Minha velha avó, cozinheira de mão cheia, fazia doces como ninguém. Pamonha, brôa, pão de queijo, bolo de milho, bolo de mandioca, bolo de chuva, pão, rosca, petas, sequilhos, biscoitinho de nata. Nunca me esquecerei dos bolos de aniversários, de três andares, confeitado com glacê duro sabor limão, colorido e enfeitado com rosas pitangadas com arte, todas comestíveis, era o presente mais esperado do ano. O arroz com feijão dela dispensava qualquer outro acompanhamento, ai que saudades... Era em cima do armário da cozinha que, em latas, ela escondia os doces cristalizados e os papos de anjo ficavam, nas compoteiras, camuflados atrás dos copos...era nossa maior cobiça, ficávamos querendo comer essas guloseimas antes da hora, depois de corrermos livres, feitos loucos, o dia todo. Será que tem coisa melhor que comida de avó? Não, na infância nem a comida da mãe é melhor.
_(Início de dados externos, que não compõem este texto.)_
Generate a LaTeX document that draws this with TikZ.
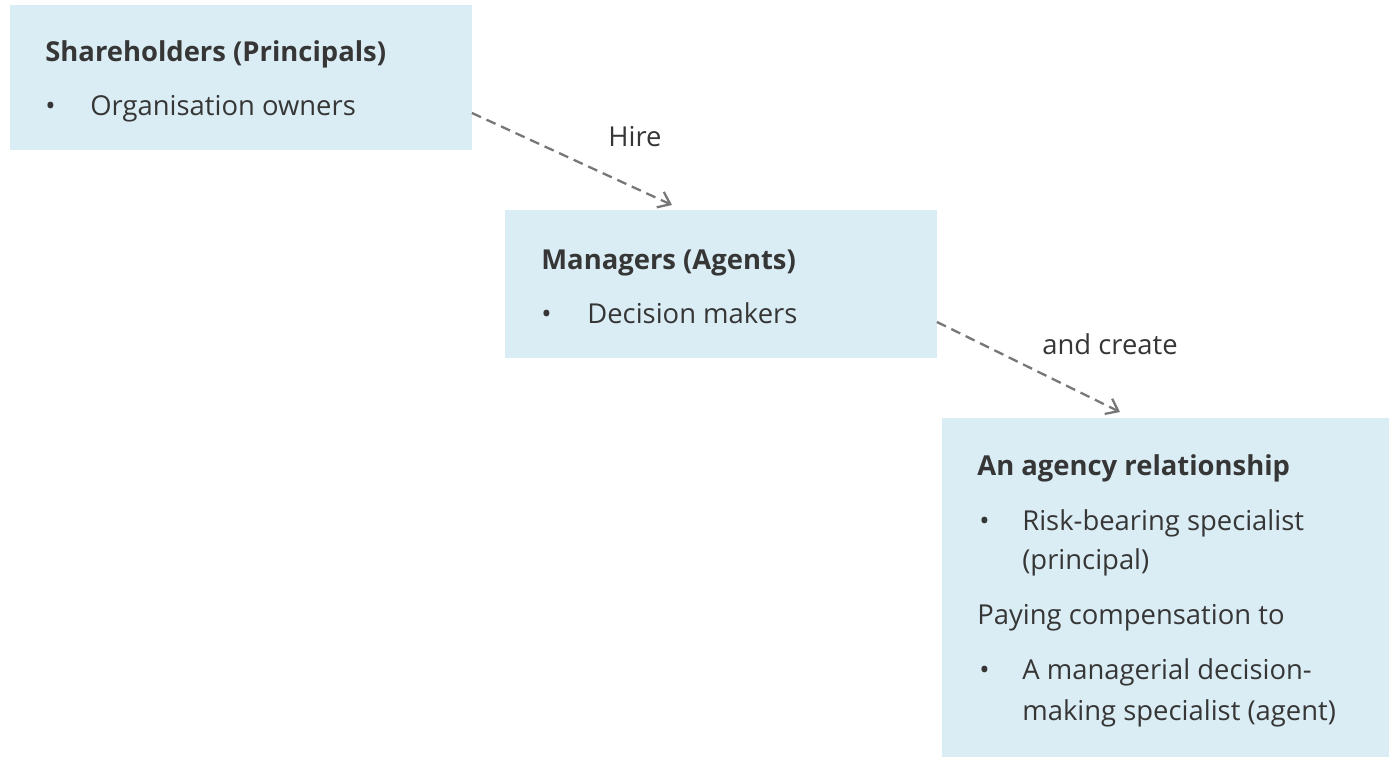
\documentclass[tikz,border=0pt]{standalone}
\usepackage{fontspec}
\setmainfont{Open Sans}
\usepackage{xcolor}
\usetikzlibrary{calc,positioning,arrows.meta}
\definecolor{agfill}{HTML}{DAEDF4}
\definecolor{agtext}{HTML}{363636}
\definecolor{agline}{HTML}{777777}
\tikzset{
 ag box/.style={fill=agfill,draw=none,anchor=north west,inner sep=0pt,outer sep=0pt},
 ag title/.style={anchor=base west,inner sep=0pt,text=agtext,font=\fontsize{15.6}{18}\selectfont\bfseries},
 ag text/.style={anchor=base west,inner sep=0pt,text=agtext,font=\fontsize{15.6}{18}\selectfont},
 ag link/.style={agline,line width=1.3pt,dash pattern=on 0.2cm off 0.12cm,
                 -{Straight Barb[length=0.22cm,width=0.34cm,line width=1.3pt]}},
 ag edge label/.style={inner sep=0pt,text=agtext,font=\fontsize{15.6}{18}\selectfont}
}
\begin{document}
\begin{tikzpicture}[x=0.02cm,y=-0.02cm]
 % Three boxes step down to the right: owners hire managers, which
 % creates the agency relationship.
 \useasboundingbox (0,0) rectangle (1389,757);

 \node[ag box,minimum width=9.24cm,minimum height=2.90cm] (sh) at (10,5) {};
 \node[ag box,minimum width=8.64cm,minimum height=2.96cm] (mg) at (505,210) {};
 \node[ag box,minimum width=8.94cm,minimum height=6.78cm] (ar) at (942,418) {};

 \node[ag title] (shT) at (45,62) {Shareholders (Principals)};
 \node[ag text] (shB) at (45,115) {\textbullet};
 \node[ag text] (shI) at (90,115) {Organisation owners};

 \node[ag title] (mgT) at (541,269) {Managers (Agents)};
 \node[ag text] (mgB) at (541,323) {\textbullet};
 \node[ag text] (mgI) at (587,323) {Decision makers};

 \node[ag title] (arT) at (977,475) {An agency relationship};
 \node[ag text] (arB1) at (979,530) {\textbullet};
 \node[ag text] (arI1) at (1022,530) {Risk-bearing specialist};
 \node[ag text] (arI1b) at (1022,569) {(principal)};
 \node[ag text] (arP) at (977,624) {Paying compensation to};
 \node[ag text] (arB2) at (979,679) {\textbullet};
 \node[ag text] (arI2) at (1022,679) {A managerial decision-};
 \node[ag text] (arI2b) at (1022,720) {making specialist (agent)};

 \draw[ag link] ([yshift=0.74cm]sh.south east) -- ([xshift=3.34cm,yshift=0.1cm]mg.north west);
 \draw[ag link] ([yshift=0.72cm]mg.south east) -- ([xshift=3.56cm,yshift=0.12cm]ar.north west);
 \node[ag edge label] (hire) at (635,137) {Hire};
 \node[ag edge label] (create) at (1110,344) {and create};
\end{tikzpicture}
\end{document}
Vovó era elegante, mesmo estando gorda, tinha porte de uma grande dama: sempre com os cabelos arrumados; o talco fino, passado com esponja de pluma, no pescoço branco; olhar de princesa. Ensinava com doce serenidade e tinha o hábito de ficar com os cotovelos no peitoril da janela , no fim da tarde, aguardando vovô retornar da lida. Mirava o horizonte com olhos distantes, enquanto enchia as bochechas de ar para depois espocá-las apertando cada lado com o dedo indicador. Era engraçado o barulho que fazia. Não foi mulher de pouca luta, não pôde estudar muito, mas tinha uma cultura vasta. Passados tantos anos que ela se foi não é bem sua imagem que me vem à cabeça e me povoa de imagens divertidas, como quando eu fugia dela correndo, e, ela atrás fingindo que me perseguia, tendo na mão uma revista Cruzeiro dobrada, na qual batia a própria mão e ameaçava: "Ah, menina, tô te guardando!" Fazia mais estardalhaço que medo. Dela, no meu agora, o que me vem são as frases que repetia em determinadas circunstâncias, eram de rica sabedoria. Uma delas usei para comentar um texto de uma amiga - Tania Orsi Vargas - hoje, aqui no Recanto: "À DIREITA VOLVER!!!" Não pensei que o que ela dizia e que a gente nem pensava que escutava fosse ficar tão gravado na memória, para só muito depois haver aplicação e admiração tardia. Como é bom ter avó, como é rica essa convivência embora a gente nem se dê conta no momento certo. E as palavras que me fazem escrever com gosto não me dão ganho, sou escritora amadora, amo escrever, amo mais que demais. Essa é uma forma de ser livre para poder ousar. É como Vovó dizia: "Quem dá pão não dá poder!"